Set exercise:
Collect each line of the entries that holds the string "this".

Excerpted records:

____________________

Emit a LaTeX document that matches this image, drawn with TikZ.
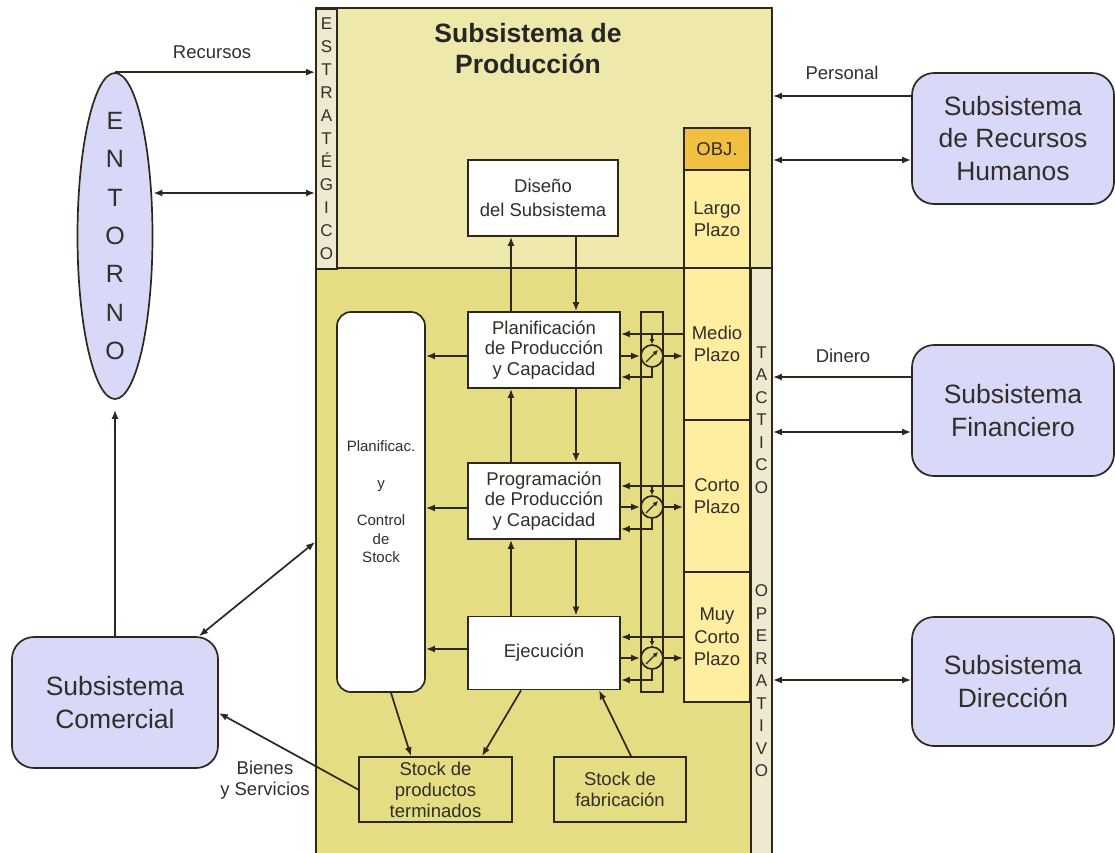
\documentclass[tikz,border=0pt]{standalone}
\usepackage{fontspec}
\setmainfont{Liberation Sans}
\usepackage{xcolor}
\usetikzlibrary{positioning, arrows.meta, shapes.geometric}

\definecolor{ink}{RGB}{45,40,28}
\definecolor{txt}{RGB}{50,46,40}
\definecolor{lav}{RGB}{216,216,248}
\definecolor{zonaalta}{RGB}{238,232,170}
\definecolor{zonabaja}{RGB}{229,221,131}
\definecolor{franja}{RGB}{238,234,210}
\definecolor{plazo}{RGB}{255,238,160}
\definecolor{objetivo}{RGB}{242,192,64}

\newcommand{\fmed}{\fontsize{18.5}{20.5}\selectfont}
\newcommand{\fplazo}{\fontsize{18.5}{22.5}\selectfont}
\newcommand{\fstock}{\fontsize{18.5}{21}\selectfont}
\newcommand{\fbig}{\fontsize{26.5}{32.5}\selectfont}
\newcommand{\fletra}{\fontsize{17}{23}\selectfont}
\newcommand{\fchico}{\fontsize{15}{18.5}\selectfont}
\newcommand{\ftitulo}{\fontsize{26.5}{31}\selectfont\bfseries}

\begin{document}
\begin{tikzpicture}[
  x=1pt, y=-1pt,
  > = {Latex[length=9pt, width=7pt]},
  line width=1.7pt,
  color=ink, text=txt,
  region/.style={draw, line width=1.8pt, inner sep=0pt},
  strip/.style={draw, fill=franja, minimum width=21, inner sep=0pt,
                align=center, font=\fletra},
  caja/.style={draw, fill=white, minimum width=152, minimum height=76,
               align=center, font=\fmed},
  stkbox/.style={draw, fill=white, rounded corners=14pt, minimum width=88,
                 minimum height=380, align=center, font=\fchico},
  plazobox/.style={draw, fill=plazo, minimum width=66, inner sep=0pt,
                   align=center, font=\fplazo},
  stockbox/.style={draw, minimum height=65, inner sep=2pt,
                   align=center, font=\fstock},
  subsis/.style={draw, fill=lav, rounded corners=22pt, minimum width=202,
                 minimum height=131, align=center, font=\fbig},
  meter/.style={draw, circle, fill=zonabaja, minimum size=22, inner sep=0pt},
  lbl/.style={font=\fmed, align=center},
  arr/.style={->},
  darr/.style={<->},
  tip/.style={-{Latex[length=5pt, width=5pt]}, line width=1.3pt}
]
  \useasboundingbox (0,0) rectangle (1115,852);

  % --- Subsistema de Produccion (zones and side strips) ---
  \node[region, fill=zonaalta, minimum width=456, minimum height=260] (sup) at (544,138) {};
  \node[region, fill=zonabaja, minimum width=456, minimum height=590] (low) at (544,563) {};
  \node[strip, minimum height=260] (est) at (326.5,139) {E\\S\\T\\R\\A\\T\\É\\G\\I\\C\\O};
  \node[strip, minimum height=590] (tac) at (761.5,563) {};
  \node[font=\fontsize{17}{22.5}\selectfont, align=center] (tactico) at (761.5,420) {T\\A\\C\\T\\I\\C\\O};
  \node[font=\fontsize{17}{22.5}\selectfont, align=center] (operativo) at (761.5,681) {O\\P\\E\\R\\A\\T\\I\\V\\O};
  \node[font=\ftitulo, align=center, text=black!85] (tit) at (528,49) {Subsistema de\\Producción};

  % --- horizon column ---
  \node[plazobox, fill=objetivo, minimum height=42] (obj) at (717,149) {OBJ.};
  \node[plazobox, minimum height=98] (largo) at (717,219) {Largo\\Plazo};
  \node[plazobox, minimum height=152] (medio) at (717,344) {Medio\\Plazo};
  \node[plazobox, minimum height=152] (corto) at (717,496) {Corto\\Plazo};
  \node[plazobox, minimum height=130] (muy) at (717,637) {Muy\\Corto\\Plazo};

  % --- inner blocks ---
  \node[caja, minimum width=150] (dis) at (543,198) {Diseño\\[3pt]del Subsistema};
  \node[caja] (pla) at (544,350) {Planificación\\de Producción\\y Capacidad};
  \node[caja] (prg) at (544,501) {Programación\\de Producción\\y Capacidad};
  \node[caja, minimum height=73] (eje) at (544,653) {Ejecución};
  \node[stkbox] (stk) at (381,502) {Planificac.\\[18.5pt]y\\[18.5pt]Control\\de\\Stock};
  \node[region, minimum width=22, minimum height=380] (ctl) at (652,502) {};
  \node[stockbox, minimum width=153] (spt) at (435.5,789.5) {Stock de\\productos\\terminados};
  \node[stockbox, minimum width=132] (sfb) at (620,789.5) {Stock de\\fabricación};

  % --- other subsystems ---
  \node[ellipse, draw, fill=lav, minimum width=75, minimum height=326, inner sep=0pt] (ent) at (115,236) {};
  \node[align=center, font=\fontsize{25}{38.3}\selectfont] (entl) at (ent.center) {E\\N\\T\\O\\R\\N\\O};
  \node[subsis, minimum width=206] (com) at (115,702.5) {Subsistema\\Comercial};
  \node[subsis] (rrh) at (1013,138.5) {Subsistema\\de Recursos\\Humanos};
  \node[subsis] (fin) at (1013,410.5) {Subsistema\\Financiero};
  \node[subsis, minimum height=129] (dir) at (1013,681.5) {Subsistema\\Dirección};

  % --- Entorno and Comercial links ---
  \draw[arr] (ent.north) -- (sup.west |- ent.north);
  \node[lbl] (lrec) at (212,52) {Recursos};
  \draw[darr] (ent.east |- 0,193) -- (sup.west |- 0,193);
  \draw[arr, shorten >=10pt] (com.north) -- (ent.south);
  \draw[darr] (com.north -| 199,0) -- (low.west |- 0,542);
  \draw[arr] (spt.west) -- (com.east |- 0,713);
  \node[lbl] (lbie) at (265,780) {Bienes\\y Servicios};

  % --- right side links ---
  \draw[arr] (rrh.west |- 0,96) -- (sup.east |- 0,96);
  \node[lbl] (lper) at (842,73) {Personal};
  \draw[darr] (rrh.west |- 0,160) -- (sup.east |- 0,160);
  \draw[arr] (fin.west |- 0,377) -- (tac.east |- 0,377);
  \node[lbl] (ldin) at (843,356) {Dinero};
  \draw[darr] (fin.west |- 0,432) -- (tac.east |- 0,432);
  \draw[darr] (dir.west |- 0,680) -- (tac.east |- 0,680);

  % --- vertical flow between blocks ---
  \coordinate (sube) at (511,0);
  \coordinate (baja) at (576,0);
  \draw[arr] (pla.north -| sube) -- (dis.south -| sube);
  \draw[arr] (dis.south -| baja) -- (pla.north -| baja);
  \draw[arr] (prg.north -| sube) -- (pla.south -| sube);
  \draw[arr] (pla.south -| baja) -- (prg.north -| baja);
  \draw[arr] (eje.north -| sube) -- (prg.south -| sube);
  \draw[arr] (prg.south -| baja) -- (eje.north -| baja);

  % --- blocks to stock control ---
  \draw[arr] (pla.west |- 0,356) -- (stk.east |- 0,356);
  \draw[arr] (prg.west |- 0,508) -- (stk.east |- 0,508);
  \draw[arr] (eje.west |- 0,649) -- (stk.east |- 0,649);

  % --- control loops with meters ---
  \node[meter] (m1) at (652,356) {};
  \node[meter] (m2) at (652,507) {};
  \node[meter] (m3) at (652,658) {};
  \draw[tip] ([shift={(-6,6)}]m1.center) -- ([shift={(6,-6)}]m1.center);
  \draw[tip] ([shift={(-6,6)}]m2.center) -- ([shift={(6,-6)}]m2.center);
  \draw[tip] ([shift={(-6,6)}]m3.center) -- ([shift={(6,-6)}]m3.center);

  \draw[arr] (medio.west |- 0,334) -- (pla.east |- 0,334);
  \draw[tip] (m1.north |- 0,334) -- (m1.north);
  \draw[arr] (pla.east |- m1) -- (m1.west);
  \draw[arr] (m1.east) -- (medio.west |- m1);
  \draw[arr] (m1.south) |- (pla.east |- 0,377);

  \draw[arr] (corto.west |- 0,486) -- (prg.east |- 0,486);
  \draw[tip] (m2.north |- 0,486) -- (m2.north);
  \draw[arr] (prg.east |- m2) -- (m2.west);
  \draw[arr] (m2.east) -- (corto.west |- m2);
  \draw[arr] (m2.south) |- (prg.east |- 0,529);

  \draw[arr] (muy.west |- 0,637) -- (eje.east |- 0,637);
  \draw[tip] (m3.north |- 0,637) -- (m3.north);
  \draw[arr] (eje.east |- m3) -- (m3.west);
  \draw[arr] (m3.east) -- (muy.west |- m3);
  \draw[arr] (m3.south) |- (eje.east |- 0,680);

  % --- stocks ---
  \draw[arr] (stk.south -| 391,0) -- (spt.north -| 411,0);
  \draw[arr] (eje.south -| 521,0) -- (spt.north -| 482,0);
  \draw[arr] (sfb.north -| 631,0) -- (eje.south -| 599,0);
\end{tikzpicture}
\end{document}
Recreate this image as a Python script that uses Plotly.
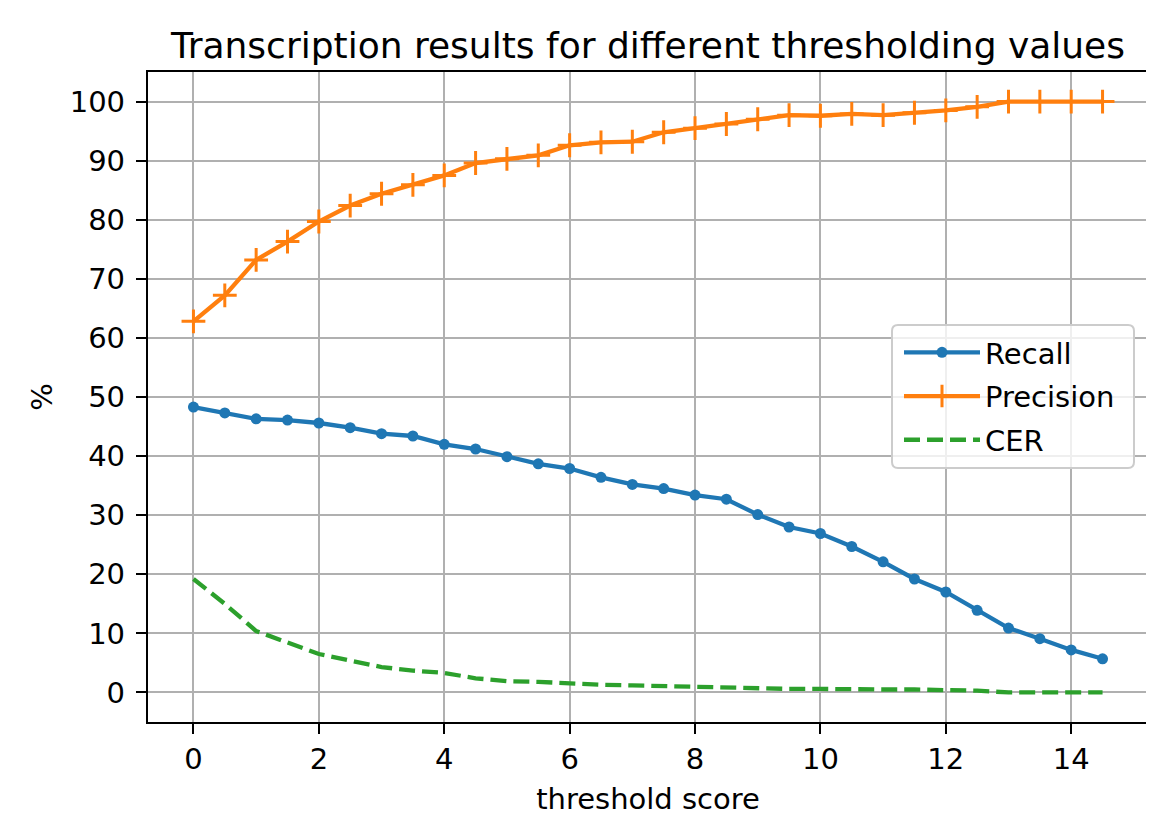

____________________

Problem solution:
Emit a LaTeX document that matches this image, drawn with TikZ.
Recreate this image as a Python script that uses Plotly.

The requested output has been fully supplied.